Alonso has the gifted ability to extract performance from the car beyond its designed capabilities, a rare attribute only witnessed in the driving styles of Senna and Schumacher. His Ferrari years provide an ideal testimony of how he steered an underperforming Ferrari F2012 to second place in constructor’s championship. Even in the post-hybrid era of 2014, when Ferrari witnessed a podium draught, Alonso dragged the car to second position at the Hungary Grand Prix, prompting Toto Wolff, the Mercedes boss, to claim that “Fernando is a racing monster.” The 2014 Hungary Grand Prix is termed by many as one of Alonso’s heroic races alongside his other victories like the San Marino 2005, Malaysia 2012, China 2013 to name a few.

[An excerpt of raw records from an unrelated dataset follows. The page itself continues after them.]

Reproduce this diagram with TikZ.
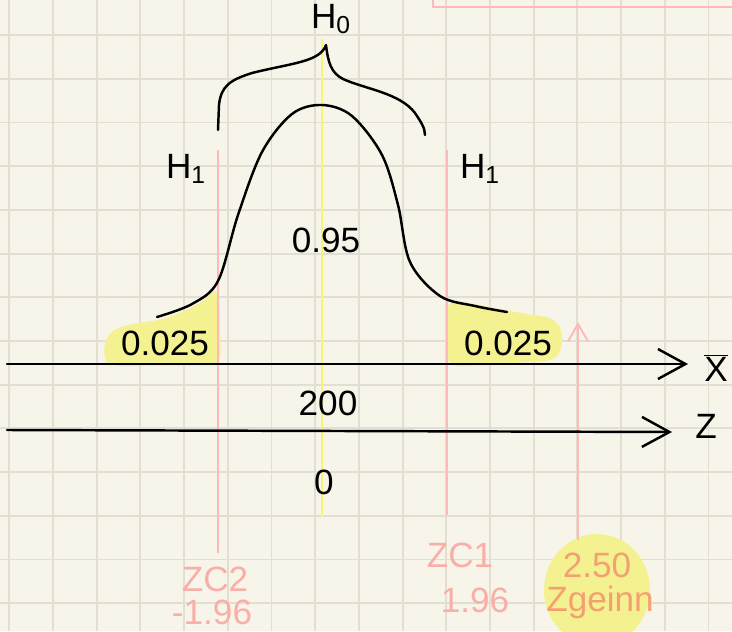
\documentclass[tikz,border=0pt]{standalone}
\usepackage{fontspec}
\setmainfont{Liberation Sans}
\usepackage{tikz}
\usetikzlibrary{arrows.meta,positioning}
\definecolor{paper}{HTML}{F7F5EA}
\definecolor{gridgray}{HTML}{E2DFD2}
\definecolor{penpink}{HTML}{FFB9B9}
\definecolor{inkpink}{HTML}{F9AFA8}
\definecolor{inkorange}{HTML}{F4A070}
\definecolor{hiyellow}{HTML}{F4F190}
\definecolor{lineyellow}{HTML}{F8F474}
\tikzset{
  gridline/.style={gridgray,line width=1.1pt},
  inkline/.style={black,line width=1.4pt,line cap=round,line join=round},
  pinkline/.style={penpink,line width=1.1pt},
  axisline/.style={inkline,-{Straight Barb[length=5.5mm,width=6mm,line width=1.4pt]}},
  hilite/.style={fill=hiyellow,rounded corners=6pt},
  lbl/.style={inner sep=0pt,font=\fontsize{20}{22}\selectfont},
  pinklbl/.style={lbl,text=inkpink},
}
\begin{document}
\begin{tikzpicture}[x=0.02cm,y=-0.02cm]
  \useasboundingbox (0,0) rectangle (732,631);
  \fill[paper] (0,0) rectangle (732,631);
  % squared paper
  \foreach \i in {0,...,16}
    \draw[gridline] ({9.3+43.7*\i},0) -- ({9.3+43.7*\i},631);
  \foreach \j in {0,...,13}
    \draw[gridline] (0,{35.1+43.7*\j}) -- (732,{35.1+43.7*\j});
  \draw[pinkline] (433,-10) -- (433,7) -- (740,7);
  % highlighted tails
  \fill[hilite] (103,360) -- (106,334) -- (125,325) -- (165,319) -- (200,304)
    -- (219,286) -- (221,365) -- (110,366) -- cycle;
  \fill[hilite] (447,300) -- (480,305) -- (520,313) -- (555,318) -- (564,335)
    -- (558,360) -- (470,366) -- (447,366) -- cycle;
  \fill[hiyellow] (597,590) ellipse [x radius=53, y radius=56];
  % vertical markers
  \coordinate (mTop) at (322,39);
  \coordinate (mBot) at (322,517);
  \draw[lineyellow,line width=1.1pt] (mTop) -- (mBot);
  \coordinate (zcTwoT) at (218,150);
  \coordinate (zcTwoB) at (218,553);
  \coordinate (zcOneT) at (447,150);
  \coordinate (zcOneB) at (447,515);
  \coordinate (zgT) at (578,322);
  \coordinate (zgB) at (578,540);
  \draw[pinkline] (zcTwoT) -- (zcTwoB);
  \draw[pinkline] (zcOneT) -- (zcOneB);
  \draw[pinkline,-{Straight Barb[length=3.5mm,width=4mm,line width=1.1pt]}] (zgB) -- (zgT);
  % bell curve
  \draw[inkline] plot[smooth,tension=0.55] coordinates {(157,317) (192,304) (218,281)
    (238,215) (262,152) (292,114) (322,105) (352,116) (382,155) (398,205)
    (410,262) (440,296) (475,306) (507,312)};
  % brace for H0
  \draw[inkline] (218,130) -- (219,105) .. controls (221,86) and (230,80) .. (252,73)
    .. controls (292,63) and (320,62) .. (326,45)
    .. controls (328,62) and (331,73) .. (343,79)
    .. controls (365,89) and (400,93) .. (415,113)
    .. controls (421,122) and (425,128) .. (425,135);
  % axes
  \coordinate (xbL) at (7,364);
  \coordinate (xbR) at (688,364);
  \coordinate (zL) at (7,430);
  \coordinate (zR) at (672,432);
  \draw[axisline] (xbL) -- (xbR);
  \draw[axisline] (zL) -- (zR);
  % labels
  \node[lbl] (nH0) at (331,19) {H\textsubscript{0}};
  \node[lbl] (nH1L) at (186,169) {H\textsubscript{1}};
  \node[lbl] (nH1R) at (480,169) {H\textsubscript{1}};
  \node[lbl] (nMid) at (326,240) {0.95};
  \node[lbl] (nTailL) at (165,343) {0.025};
  \node[lbl] (nTailR) at (508,343) {0.025};
  \node[lbl] (nXbar) at (716,368) {$\overline{\mathrm{X}}$};
  \node[lbl] (nZ) at (706,426) {Z};
  \node[lbl] (nMean) at (328,403) {200};
  \node[lbl] (nZero) at (324,482) {0};
  \node[pinklbl] (nZcTwo) at (215,579) {ZC2};
  \node[pinklbl] (nZcTwoV) at (212,612) {-1.96};
  \node[pinklbl] (nZcOne) at (460,555) {ZC1};
  \node[pinklbl] (nZcOneV) at (475,600) {1.96};
  \node[pinklbl,text=inkorange] (nZg) at (597,565) {2.50};
  \node[pinklbl,text=inkorange] (nZgName) at (600,602) {Zgeinn};
\end{tikzpicture}
\end{document}
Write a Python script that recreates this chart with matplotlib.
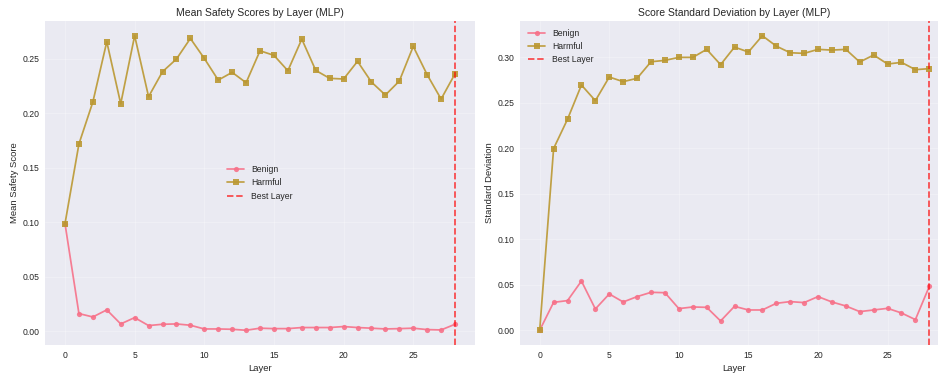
import numpy as np
import matplotlib
matplotlib.use('Agg')
import matplotlib.pyplot as plt
import seaborn as sns

plt.style.use('seaborn-v0_8')
sns.set_palette('husl')

layers = np.arange(29)
best_layer = 28

# mean safety score per layer
benign_mean = [0.0987, 0.0162, 0.0131, 0.0196, 0.0067, 0.0125, 0.0052, 0.0064, 0.0067, 0.0055,
               0.0021, 0.0021, 0.0018, 0.0009, 0.0028, 0.0024, 0.0024, 0.0034, 0.0034, 0.0034,
               0.0043, 0.0034, 0.0028, 0.0021, 0.0024, 0.0028, 0.0015, 0.0012, 0.0064]
harmful_mean = [0.0987, 0.1718, 0.2103, 0.2656, 0.2087, 0.2711, 0.2152, 0.2381, 0.2497, 0.2686,
                0.2503, 0.2304, 0.2375, 0.2280, 0.2573, 0.2531, 0.2390, 0.2680, 0.2393, 0.2320,
                0.2314, 0.2476, 0.2286, 0.2167, 0.2295, 0.2613, 0.2353, 0.2130, 0.2362]

# score std per layer
benign_std = [0.0, 0.0307, 0.0326, 0.0541, 0.0234, 0.0399, 0.0311, 0.0370, 0.0417, 0.0413,
              0.0238, 0.0256, 0.0252, 0.0102, 0.0263, 0.0223, 0.0223, 0.0296, 0.0315, 0.0304,
              0.0370, 0.0311, 0.0267, 0.0205, 0.0223, 0.0241, 0.0190, 0.0117, 0.0483]
harmful_std = [0.0, 0.1998, 0.2320, 0.2696, 0.2524, 0.2784, 0.2733, 0.2770, 0.2952, 0.2967,
               0.3000, 0.3000, 0.3088, 0.2920, 0.3113, 0.3059, 0.3238, 0.3124, 0.3051, 0.3044,
               0.3088, 0.3080, 0.3088, 0.2949, 0.3026, 0.2927, 0.2945, 0.2865, 0.2876]

fig, axes = plt.subplots(1, 2, figsize=(15.008, 5.968), dpi=62.5)
# the reference is cropped on the right, so place the axes by hand
axes[0].set_position([0.0485, 0.0751, 0.4574, 0.8686])
axes[1].set_position([0.5546, 0.0751, 0.4569, 0.8686])

ax = axes[0]
ax.plot(layers, benign_mean, 'o-', label='Benign', linewidth=2, markersize=6, alpha=0.9)
ax.plot(layers, harmful_mean, 's-', label='Harmful', linewidth=2, markersize=6, alpha=0.9)
ax.axvline(best_layer, color='red', linestyle='--', alpha=0.7, linewidth=2, label='Best Layer')
ax.set_xlabel('Layer')
ax.set_ylabel('Mean Safety Score')
ax.set_title('Mean Safety Scores by Layer (MLP)')
ax.legend(loc='center')
ax.grid(True, alpha=0.3)

ax = axes[1]
ax.plot(layers, benign_std, 'o-', label='Benign', linewidth=2, markersize=6, alpha=0.9)
ax.plot(layers, harmful_std, 's-', label='Harmful', linewidth=2, markersize=6, alpha=0.9)
ax.axvline(best_layer, color='red', linestyle='--', alpha=0.7, linewidth=2, label='Best Layer')
ax.set_xlabel('Layer')
ax.set_ylabel('Standard Deviation')
ax.set_title('Score Standard Deviation by Layer (MLP)')
ax.legend(loc='upper left')
ax.grid(True, alpha=0.3)

plt.savefig('out.png', dpi=62.5)
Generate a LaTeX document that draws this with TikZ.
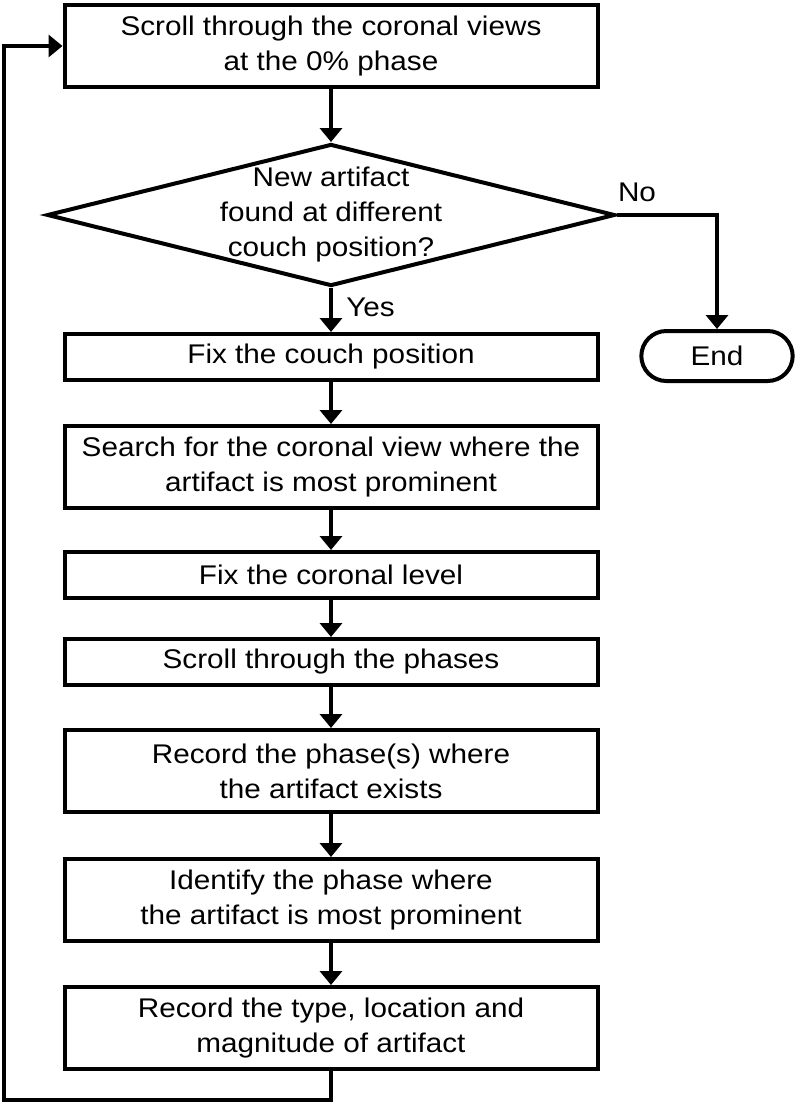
\documentclass[tikz,border=0pt]{standalone}
\usepackage{fontspec}
\setmainfont{Liberation Sans}[FakeStretch=1.1]
\usetikzlibrary{shapes.geometric,shapes.misc,arrows.meta}
\begin{document}
\begin{tikzpicture}[x=1pt,y=-1pt,line width=4pt,
    font=\fontsize{27}{35}\selectfont,
    stepbox/.style={draw,rectangle,align=center,minimum width=533pt,inner sep=0pt},
    flow/.style={-{Triangle[width=22pt,length=14pt]}}]
    \useasboundingbox (0,0) rectangle (800,1104);
    \node[stepbox,minimum height=82pt] (scroll) at (331,46) {Scroll through the coronal views\\at the 0\% phase};
    \node[draw,diamond,minimum width=568pt,minimum height=142pt,inner sep=0pt] (newart) at (331,215) {};
    \node[align=center] at (newart) {New artifact\\found at different\\couch position?};
    \node[draw,rounded rectangle,minimum width=158pt,minimum height=50pt] (stop) at (717,356) {End};
    \node[stepbox,minimum height=46pt] (couch) at (331,357) {Fix the couch position};
    \node[stepbox,minimum height=82pt] (search) at (331,467) {Search for the coronal view where the\\artifact is most prominent};
    \node[stepbox,minimum height=46pt] (level) at (331,575) {Fix the coronal level};
    \node[stepbox,minimum height=46pt] (phases) at (331,662) {Scroll through the phases};
    \node[stepbox,minimum height=82pt] (recph) at (331,771) {Record the phase(s) where\\the artifact exists};
    \node[stepbox,minimum height=82pt] (ident) at (331,900) {Identify the phase where\\the artifact is most prominent};
    \node[stepbox,minimum height=82pt] (rectype) at (331,1028) {Record the type, location and\\magnitude of artifact};
    \coordinate (loop) at (4,1100);
    \draw[flow] (scroll) -- (newart);
    \draw[flow] (newart) -- (couch) node[pos=0.45,right=10pt] {Yes};
    \draw[flow] (newart.east) -| (stop.north) node[pos=0.1,above=8pt] {No};
    \draw[flow] (couch) -- (search);
    \draw[flow] (search) -- (level);
    \draw[flow] (level) -- (phases);
    \draw[flow] (phases) -- (recph);
    \draw[flow] (recph) -- (ident);
    \draw[flow] (ident) -- (rectype);
    \draw[flow] (rectype.south) |- (loop) |- (scroll.west); % back to the top
\end{tikzpicture}
\end{document}
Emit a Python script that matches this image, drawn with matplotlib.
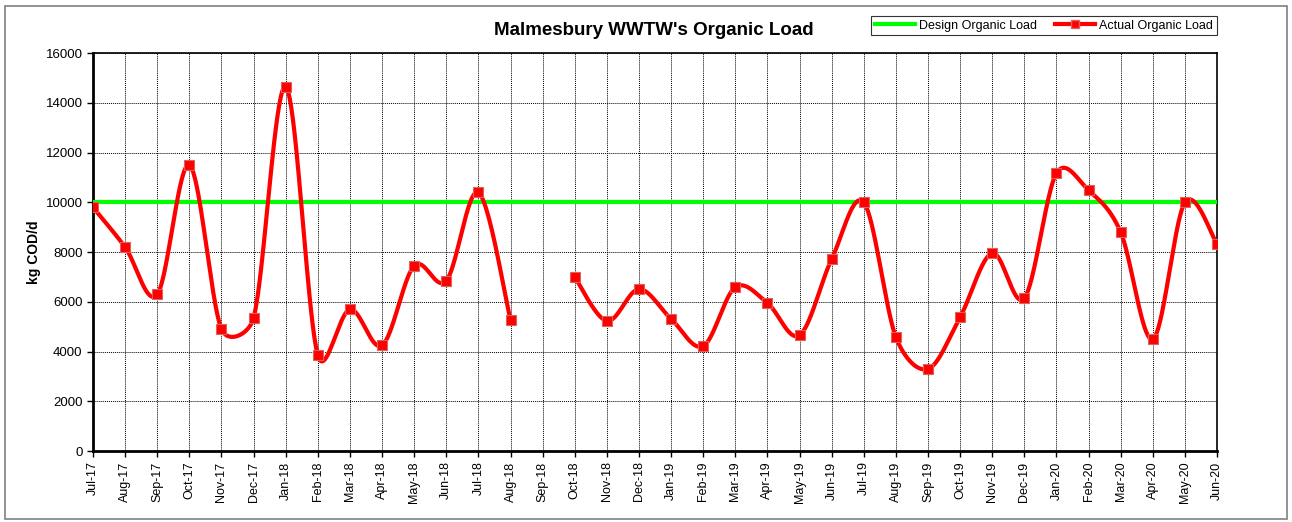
import numpy as np
import matplotlib.pyplot as plt
from matplotlib.patches import Rectangle
from matplotlib.lines import Line2D

plt.rcParams["font.family"] = ["Liberation Sans", "DejaVu Sans"]

MONTHS = [
    "Jul-17", "Aug-17", "Sep-17", "Oct-17", "Nov-17", "Dec-17",
    "Jan-18", "Feb-18", "Mar-18", "Apr-18", "May-18", "Jun-18",
    "Jul-18", "Aug-18", "Sep-18", "Oct-18", "Nov-18", "Dec-18",
    "Jan-19", "Feb-19", "Mar-19", "Apr-19", "May-19", "Jun-19",
    "Jul-19", "Aug-19", "Sep-19", "Oct-19", "Nov-19", "Dec-19",
    "Jan-20", "Feb-20", "Mar-20", "Apr-20", "May-20", "Jun-20",
]
ACTUAL_LOAD = [
    9800, 8200, 6300, 11500, 4900, 5350,
    14650, 3850, 5700, 4250, 7450, 6850,
    10400, 5270, np.nan, 7000, 5230, 6510,
    5310, 4220, 6590, 5950, 4660, 7720,
    10000, 4580, 3300, 5390, 7960, 6150,
    11180, 10490, 8800, 4500, 10000, 8320,
]
DESIGN_LOAD = [10000] * len(MONTHS)

# approx screen scale (px per x unit, px per y unit), used to limit the spline handles
SX, SY = 32.1, 0.024875
CAP = 0.5


def handle(dx, dy, seg_len):
    # Catmull-Rom handle, shortened when it is long compared with the segment
    hx, hy = dx / 6, dy / 6
    L = np.hypot(hx * SX, hy * SY)
    lim = seg_len * CAP
    if L > lim > 0:
        hx, hy = hx * lim / L, hy * lim / L
    return hx, hy


def smooth_segment(xs, ys, n=40):
    xs = np.asarray(xs, dtype=float)
    ys = np.asarray(ys, dtype=float)
    m = len(xs)
    if m < 2:
        return xs, ys
    px, py = [], []
    for i in range(m - 1):
        i0, i1, i2, i3 = max(i - 1, 0), i, i + 1, min(i + 2, m - 1)
        d12 = np.hypot((xs[i2] - xs[i1]) * SX, (ys[i2] - ys[i1]) * SY)
        h1x, h1y = handle(xs[i2] - xs[i0], ys[i2] - ys[i0], d12)
        h2x, h2y = handle(xs[i3] - xs[i1], ys[i3] - ys[i1], d12)
        c1x, c1y = xs[i1] + h1x, ys[i1] + h1y
        c2x, c2y = xs[i2] - h2x, ys[i2] - h2y
        t = np.linspace(0, 1, n)
        bx = (1 - t) ** 3 * xs[i1] + 3 * (1 - t) ** 2 * t * c1x + 3 * (1 - t) * t ** 2 * c2x + t ** 3 * xs[i2]
        by = (1 - t) ** 3 * ys[i1] + 3 * (1 - t) ** 2 * t * c1y + 3 * (1 - t) * t ** 2 * c2y + t ** 3 * ys[i2]
        px.extend(bx)
        py.extend(by)
    return np.array(px), np.array(py)


x = np.arange(len(MONTHS))
y = np.array(ACTUAL_LOAD, dtype=float)

fig = plt.figure(figsize=(12.92, 5.22), dpi=100)
ax = fig.add_axes([0.072, 0.136, 0.870, 0.762])

ax.plot(x, DESIGN_LOAD, color="#00ff00", linewidth=3, zorder=3)

# split at gaps, draw a smooth curve for each run
valid = ~np.isnan(y)
runs, cur = [], []
for i in range(len(x)):
    if valid[i]:
        cur.append(i)
    elif cur:
        runs.append(cur)
        cur = []
if cur:
    runs.append(cur)
for run in runs:
    sx, sy = smooth_segment(x[run], y[run])
    ax.plot(sx, sy, color="#ff0000", linewidth=3, zorder=4, solid_capstyle="round")
ax.plot(x[valid], y[valid], linestyle="none", marker="s", markersize=7,
        markerfacecolor="#ff0000", markeredgecolor="#e06060", markeredgewidth=0.8, zorder=5)

ax.set_xlim(0, len(MONTHS) - 1)
ax.set_ylim(0, 16000)
ax.set_yticks(range(0, 16001, 2000))
ax.set_xticks(x)
ax.set_xticklabels(MONTHS, rotation=90, fontsize=9)
ax.tick_params(axis="y", labelsize=9.5, direction="out", length=4, width=1)
ax.tick_params(axis="x", direction="out", length=4, width=1)
ax.grid(True, color="black", linestyle=(0, (1, 1)), linewidth=0.7)
ax.set_axisbelow(True)
for side in ["left", "bottom"]:
    ax.spines[side].set_linewidth(2)
for side in ["top", "right"]:
    ax.spines[side].set_linewidth(1.2)

ax.set_ylabel("kg COD/d", fontsize=10, fontweight="bold", labelpad=3)
fig.text(0.506, 0.942, "Malmesbury WWTW's Organic Load", ha="center", va="center",
         fontsize=13.5, fontweight="bold")

handles = [
    Line2D([], [], color="#00ff00", linewidth=3),
    Line2D([], [], color="#ff0000", linewidth=3, marker="s", markersize=6,
           markerfacecolor="#ff0000", markeredgecolor="#e06060"),
]
leg = fig.legend(handles, ["Design Organic Load", "Actual Organic Load"],
                 loc="center", bbox_to_anchor=(0.808, 0.951), ncol=2, fontsize=9,
                 frameon=True, fancybox=False, edgecolor="black", handlelength=3.2,
                 handletextpad=0.3, columnspacing=1.5, borderpad=0.3)
leg.get_frame().set_linewidth(0.8)

fig.patches.append(Rectangle((0.004, 0.006), 0.992, 0.982, transform=fig.transFigure,
                             fill=False, edgecolor="#808080", linewidth=1.2))

fig.savefig("out.png", dpi=100)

A close comparison of his performance in the underperforming Ferrari F2012 and Vettel’s initial 30 races at Ferrari gives one a clear picture of Alonso’s prowess of getting the maximum out of an average car, a trait that Sebastian Vettel lacks. His victory in the recently concluded Le Mans made one aware of his appetite for winning races which some had questioned after three frustrating seasons with McLaren.
The problem lies not in his appetite for winning championships; he is by far the most complete driver in modern day racing, but it is his attitude and past history that cautions teams from selecting him as their lead driver. Alonso has worked with some of the best teams in F1 such as Ferrari, Renault, McLaren and established engine manufacturer like Mercedes. His public fallout with Ron Dennis, the former McLaren boss, served as a great factor for Alonso not being considered for Nico Rosberg’s vacated seat at Mercedes in 2017. Mercedes had to suffer financially due to that incident in 2007 as they had an engine partnership with McLaren.
However, to have contested in 300 plus Grand Prix and to race for some of the top teams in Formula One he must have done something right to survive that long. A man who defeated the great Schumacher in his prime is fighting for midfield points as of now. It is the harsh reality of how complex the sport has become that the best driver is not necessarily the champion.